● Supplied material
----------------

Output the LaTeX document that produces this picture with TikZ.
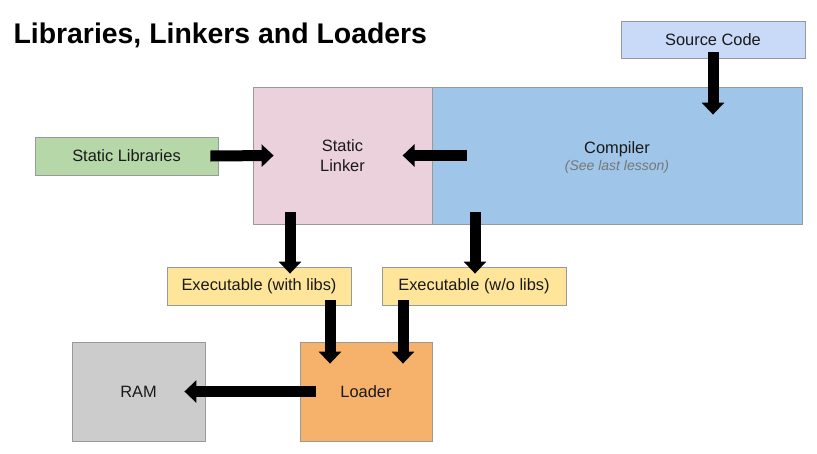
\documentclass[tikz,border=0pt]{standalone}
\usepackage{fontspec}
\setmainfont{Liberation Sans}
\usetikzlibrary{arrows.meta}
\definecolor{csrc}{HTML}{C9DAF8}
\definecolor{clink}{HTML}{EAD1DC}
\definecolor{ccomp}{HTML}{9FC5E8}
\definecolor{cslib}{HTML}{B6D7A8}
\definecolor{cexe}{HTML}{FFE599}
\definecolor{cload}{HTML}{F6B26B}
\definecolor{cram}{HTML}{CCCCCC}
\definecolor{cbord}{HTML}{999999}
\definecolor{cnote}{HTML}{777777}
\begin{document}
\begin{tikzpicture}[x=1pt,y=-1pt,
  box/.style={draw=cbord,line width=0.8pt,rectangle,inner sep=0pt,align=center,
    font=\fontsize{16.4}{20}\selectfont,text=black!90},
  blk/.style={line width=11pt,-{Triangle[length=12pt,width=22pt]}}]
\useasboundingbox (0,0) rectangle (817,453);
\node[anchor=base west,font=\fontsize{28.4}{32}\selectfont\bfseries] (title) at (10,43) {Libraries, Linkers and Loaders};
\node[box,fill=csrc,minimum width=184pt,minimum height=37pt] (src) at (713,39.5) {Source Code};
\node[box,fill=clink,minimum width=179pt,minimum height=137pt] (link) at (342.5,155.5) {Static\\Linker};
\node[box,fill=ccomp,minimum width=370pt,minimum height=137pt] (comp) at (617,155.5) {};
\node[align=center,inner sep=0pt,font=\fontsize{16.4}{20}\selectfont,text=black!90] (comptxt) at ([yshift=-2pt]comp.center) {Compiler\\[-3pt]{\fontsize{14}{16}\selectfont\itshape\color{cnote}(See last lesson)}};
\node[box,fill=cslib,minimum width=183pt,minimum height=38pt] (slib) at (126.5,156) {Static Libraries};
\node[box,fill=cexe,minimum width=184pt,minimum height=38pt] (exe1) at (259,286) {Executable (with libs)};
\node[box,fill=cexe,minimum width=184pt,minimum height=38pt] (exe2) at (474,286) {Executable (w/o libs)};
\node[box,fill=cload,minimum width=132pt,minimum height=99pt] (loader) at (366,391.5) {Loader};
\node[box,fill=cram,minimum width=133pt,minimum height=99pt] (ram) at (138.5,391.5) {RAM};
\draw[blk] ([yshift=6pt]src.south) -- ([xshift=96pt,yshift=-28pt]comp.north);
\draw[blk] ([xshift=-8pt]slib.east) -- ([xshift=21pt]link.west);
\draw[blk] ([xshift=35pt]comp.west) -- ([xshift=-29pt]comp.west);
\draw[blk] ([xshift=-52.5pt,yshift=12pt]link.south) -- ([xshift=31pt,yshift=-7pt]exe1.north);
\draw[blk] ([xshift=-142pt,yshift=12pt]comp.south) -- ([xshift=1pt,yshift=-7pt]exe2.north);
\draw[blk] ([xshift=71pt,yshift=5pt]exe1.south) -- ([xshift=-36pt,yshift=-22pt]loader.north);
\draw[blk] ([xshift=-71pt,yshift=5pt]exe2.south) -- ([xshift=37pt,yshift=-22pt]loader.north);
\draw[blk] ([xshift=16pt]loader.west) -- ([xshift=-21pt]ram.east);
\end{tikzpicture}
\end{document}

----------------

● Given problem
Set down the complete material exactly, but do not include the images.

● Task output
Output the LaTeX document that produces this picture with TikZ.
\documentclass[tikz,border=0pt]{standalone}
\usepackage{fontspec}
\setmainfont{Liberation Sans}
\usetikzlibrary{arrows.meta}
\definecolor{csrc}{HTML}{C9DAF8}
\definecolor{clink}{HTML}{EAD1DC}
\definecolor{ccomp}{HTML}{9FC5E8}
\definecolor{cslib}{HTML}{B6D7A8}
\definecolor{cexe}{HTML}{FFE599}
\definecolor{cload}{HTML}{F6B26B}
\definecolor{cram}{HTML}{CCCCCC}
\definecolor{cbord}{HTML}{999999}
\definecolor{cnote}{HTML}{777777}
\begin{document}
\begin{tikzpicture}[x=1pt,y=-1pt,
  box/.style={draw=cbord,line width=0.8pt,rectangle,inner sep=0pt,align=center,
    font=\fontsize{16.4}{20}\selectfont,text=black!90},
  blk/.style={line width=11pt,-{Triangle[length=12pt,width=22pt]}}]
\useasboundingbox (0,0) rectangle (817,453);
\node[anchor=base west,font=\fontsize{28.4}{32}\selectfont\bfseries] (title) at (10,43) {Libraries, Linkers and Loaders};
\node[box,fill=csrc,minimum width=184pt,minimum height=37pt] (src) at (713,39.5) {Source Code};
\node[box,fill=clink,minimum width=179pt,minimum height=137pt] (link) at (342.5,155.5) {Static\\Linker};
\node[box,fill=ccomp,minimum width=370pt,minimum height=137pt] (comp) at (617,155.5) {};
\node[align=center,inner sep=0pt,font=\fontsize{16.4}{20}\selectfont,text=black!90] (comptxt) at ([yshift=-2pt]comp.center) {Compiler\\[-3pt]{\fontsize{14}{16}\selectfont\itshape\color{cnote}(See last lesson)}};
\node[box,fill=cslib,minimum width=183pt,minimum height=38pt] (slib) at (126.5,156) {Static Libraries};
\node[box,fill=cexe,minimum width=184pt,minimum height=38pt] (exe1) at (259,286) {Executable (with libs)};
\node[box,fill=cexe,minimum width=184pt,minimum height=38pt] (exe2) at (474,286) {Executable (w/o libs)};
\node[box,fill=cload,minimum width=132pt,minimum height=99pt] (loader) at (366,391.5) {Loader};
\node[box,fill=cram,minimum width=133pt,minimum height=99pt] (ram) at (138.5,391.5) {RAM};
\draw[blk] ([yshift=6pt]src.south) -- ([xshift=96pt,yshift=-28pt]comp.north);
\draw[blk] ([xshift=-8pt]slib.east) -- ([xshift=21pt]link.west);
\draw[blk] ([xshift=35pt]comp.west) -- ([xshift=-29pt]comp.west);
\draw[blk] ([xshift=-52.5pt,yshift=12pt]link.south) -- ([xshift=31pt,yshift=-7pt]exe1.north);
\draw[blk] ([xshift=-142pt,yshift=12pt]comp.south) -- ([xshift=1pt,yshift=-7pt]exe2.north);
\draw[blk] ([xshift=71pt,yshift=5pt]exe1.south) -- ([xshift=-36pt,yshift=-22pt]loader.north);
\draw[blk] ([xshift=-71pt,yshift=5pt]exe2.south) -- ([xshift=37pt,yshift=-22pt]loader.north);
\draw[blk] ([xshift=16pt]loader.west) -- ([xshift=-21pt]ram.east);
\end{tikzpicture}
\end{document}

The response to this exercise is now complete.